WHAT IS NEEDED: Copy nothing but the part that opens with the line containing "Write the matplotlib code for this chart." and closes with the line containing "color='black', lw=3.4, solid_joinstyle='miter')". Do not include pictures.

# start of INPUT MATERIAL

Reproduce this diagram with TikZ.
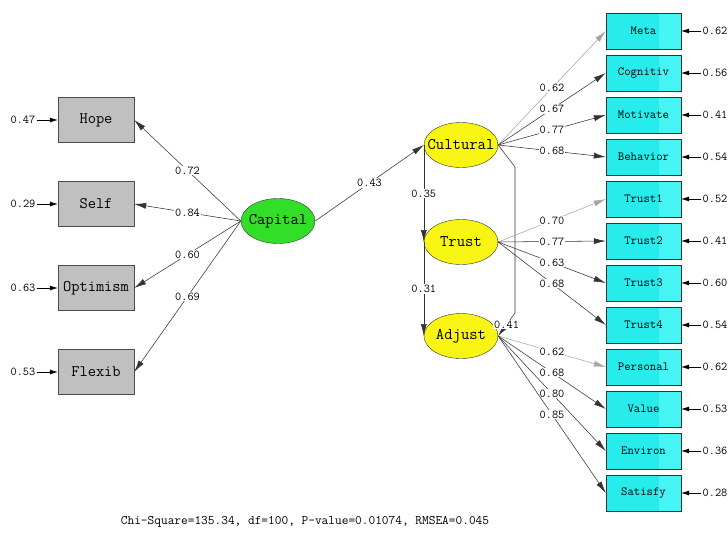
\documentclass[tikz,border=0pt]{standalone}
\usepackage{fontspec}
\setmainfont{Latin Modern Mono}
\usetikzlibrary{shapes.geometric,arrows.meta}
\definecolor{boxgray}{RGB}{192,192,192}
\definecolor{boxcyan}{RGB}{40,236,236}
\definecolor{boxcyanr}{RGB}{70,244,244}
\definecolor{latyellow}{RGB}{248,244,20}
\definecolor{latgreen}{RGB}{50,222,40}
\definecolor{linegray}{RGB}{165,165,165}
\tikzset{
  lbox/.style={draw=black!70,fill=boxgray,minimum width=76pt,minimum height=45pt,inner sep=0pt,font=\fontsize{16}{18}\selectfont},
  rbox/.style={draw=black!80,fill=boxcyan,minimum width=75pt,minimum height=36pt,inner sep=0pt,font=\fontsize{12.4}{14}\selectfont,
    path picture={\fill[boxcyanr] ([xshift=-22pt]path picture bounding box.north east) rectangle (path picture bounding box.south east);}},
  lat/.style={ellipse,draw=black!80,minimum width=74pt,minimum height=45pt,inner sep=0pt},
  lattext/.style={font=\fontsize{16.2}{18}\selectfont,inner sep=0pt},
  num/.style={font=\fontsize{12}{14}\selectfont,inner sep=1pt},
  lab/.style={font=\fontsize{12}{14}\selectfont,fill=white,inner sep=1pt},
  pth/.style={draw=black!80,line width=0.55pt,-{Latex[length=12pt,width=6pt]}},
  gpth/.style={draw=linegray,line width=0.55pt,-{Latex[length=12pt,width=6pt]}},
  err/.style={draw=black,line width=0.6pt,-{Latex[length=8pt,width=5pt]}},
}
\begin{document}
\begin{tikzpicture}[x=1pt,y=-1pt]
\useasboundingbox (0,0) rectangle (728,533);
% left indicators
\node[lbox] (hope) at (96,120) {Hope};
\node[lbox] (self) at (96,204) {Self};
\node[lbox] (opt) at (96,288) {Optimism};
\node[lbox] (flex) at (96,372) {Flexib};
\node[num] (ehope) at (23,120) {0.47};
\node[num] (eself) at (23,204) {0.29};
\node[num] (eopt) at (23,288) {0.63};
\node[num] (eflex) at (23,372) {0.53};
\draw[err] (ehope) -- (hope);
\draw[err] (eself) -- (self);
\draw[err] (eopt) -- (opt);
\draw[err] (eflex) -- (flex);
% latents
\node[lat,fill=latgreen] (cap) at (278,221) {};
\node[lattext] (capt) at (cap) {Capital};
\node[lat,fill=latyellow] (cul) at (461,145) {};
\node[lattext] (cult) at (cul) {Cultural};
\node[lat,fill=latyellow] (tru) at (461,242) {};
\node[lattext] (trut) at (tru) {Trust};
\node[lat,fill=latyellow] (adj) at (461,336) {};
\node[lattext] (adjt) at (adj) {Adjust};
% right indicators
\foreach \n/\t/\y/\e in {meta/Meta/31/0.62, cog/Cognitiv/73/0.56, mot/Motivate/115/0.41, beh/Behavior/157/0.54,
  tr1/Trust1/199/0.52, tr2/Trust2/241/0.41, tr3/Trust3/283/0.60, tr4/Trust4/325/0.54,
  per/Personal/367/0.62, val/Value/409/0.53, env/Environ/451/0.36, sat/Satisfy/493/0.28}{
  \node[rbox] (\n) at (643.5,\y) {\t};
  \node[num] (e\n) at (715,\y) {\e};
  \draw[err] (e\n) -- (\n);
}
% Capital loadings
\draw[pth] (cap.west) -- node[lab] {0.72} (hope.east);
\draw[pth] (cap.west) -- node[lab] {0.84} (self.east);
\draw[pth] (cap.west) -- node[lab] {0.60} (opt.east);
\draw[pth] (cap.west) -- node[lab] {0.69} (flex.east);
% structural paths
\draw[pth] (cap.east) -- node[lab] {0.43} (cul.west);
\draw[pth] (cul.west) -- node[lab] {0.35} (tru.west);
\draw[pth] (tru.west) -- node[lab] {0.31} (adj.west);
\coordinate (k1) at (515,167);
\coordinate (k2) at (515,313);
\draw[pth] (cul.east) -- (k1) -- (k2) -- node[lab] {0.41} (adj.east);
% Cultural loadings
\draw[gpth] (cul.east) -- node[lab] {0.62} (meta.west);
\draw[pth] (cul.east) -- node[lab] {0.67} (cog.west);
\draw[pth] (cul.east) -- node[lab] {0.77} (mot.west);
\draw[pth] (cul.east) -- node[lab] {0.68} (beh.west);
% Trust loadings
\draw[gpth] (tru.east) -- node[lab] {0.70} (tr1.west);
\draw[pth] (tru.east) -- node[lab] {0.77} (tr2.west);
\draw[pth] (tru.east) -- node[lab] {0.63} (tr3.west);
\draw[pth] (tru.east) -- node[lab] {0.68} (tr4.west);
% Adjust loadings
\draw[gpth] (adj.east) -- node[lab] {0.62} (per.west);
\draw[pth] (adj.east) -- node[lab] {0.68} (val.west);
\draw[pth] (adj.east) -- node[lab] {0.80} (env.west);
\draw[pth] (adj.east) -- node[lab] {0.85} (sat.west);
% fit
\node[font=\fontsize{13}{15}\selectfont,inner sep=0pt] (fit) at (305,522) {Chi-Square=135.34, df=100, P-value=0.01074, RMSEA=0.045};
\end{tikzpicture}
\end{document}
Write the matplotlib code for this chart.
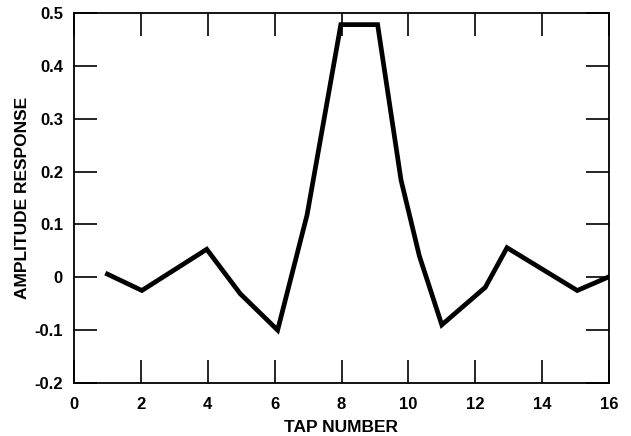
import matplotlib
matplotlib.use('Agg')
import matplotlib.pyplot as plt

# tap response
tap = [1.0, 2.03, 3.97, 4.97, 6.09, 6.97, 7.98, 9.08, 9.78, 10.33, 11.0, 12.3, 12.95, 15.05, 16.0]
amplitude = [0.006, -0.025, 0.053, -0.031, -0.100, 0.118, 0.478, 0.478, 0.184, 0.040, -0.090, -0.019, 0.056, -0.025, 0.001]

x_ticks = [0, 2, 4, 6, 8, 10, 12, 14, 16]
y_ticks = [-0.2, -0.1, 0, 0.1, 0.2, 0.3, 0.4, 0.5]
y_labels = ['-0.2', '-0.1', '0', '0.1', '0.2', '0.3', '0.4', '0.5']

plt.rcParams['font.family'] = ['Liberation Sans', 'DejaVu Sans']
plt.rcParams['font.weight'] = 'bold'

fig = plt.figure(figsize=(6.31, 4.36), dpi=100)
ax = fig.add_axes([74/631, 1-383/436, (609-74)/631, (383-13)/436])

ax.plot(tap, amplitude, color='black', lw=3.4, solid_joinstyle='miter')

ax.set_xlim(0, 16)
ax.set_ylim(-0.2, 0.5)
ax.set_xticks(x_ticks)
ax.set_yticks(y_ticks)
ax.set_yticklabels(y_labels)
ax.tick_params(direction='in', length=16.5, width=1.2, top=True, right=True,
               labelsize=12)
ax.tick_params(axis='x', pad=10)
ax.tick_params(axis='y', pad=8)
for lab in ax.get_xticklabels() + ax.get_yticklabels():
    lab.set_fontweight('bold')
for s in ax.spines.values():
    s.set_linewidth(1.3)

ax.set_xlabel('TAP NUMBER', fontsize=12.5, fontweight='bold', labelpad=6)
ax.set_ylabel('AMPLITUDE RESPONSE', fontsize=12.5, fontweight='bold', labelpad=3)

fig.savefig('out.png', dpi=100)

# end of INPUT MATERIAL

RESULT OF THE EXERCISE:
Write the matplotlib code for this chart.
import matplotlib
matplotlib.use('Agg')
import matplotlib.pyplot as plt

# tap response
tap = [1.0, 2.03, 3.97, 4.97, 6.09, 6.97, 7.98, 9.08, 9.78, 10.33, 11.0, 12.3, 12.95, 15.05, 16.0]
amplitude = [0.006, -0.025, 0.053, -0.031, -0.100, 0.118, 0.478, 0.478, 0.184, 0.040, -0.090, -0.019, 0.056, -0.025, 0.001]

x_ticks = [0, 2, 4, 6, 8, 10, 12, 14, 16]
y_ticks = [-0.2, -0.1, 0, 0.1, 0.2, 0.3, 0.4, 0.5]
y_labels = ['-0.2', '-0.1', '0', '0.1', '0.2', '0.3', '0.4', '0.5']

plt.rcParams['font.family'] = ['Liberation Sans', 'DejaVu Sans']
plt.rcParams['font.weight'] = 'bold'

fig = plt.figure(figsize=(6.31, 4.36), dpi=100)
ax = fig.add_axes([74/631, 1-383/436, (609-74)/631, (383-13)/436])

ax.plot(tap, amplitude, color='black', lw=3.4, solid_joinstyle='miter')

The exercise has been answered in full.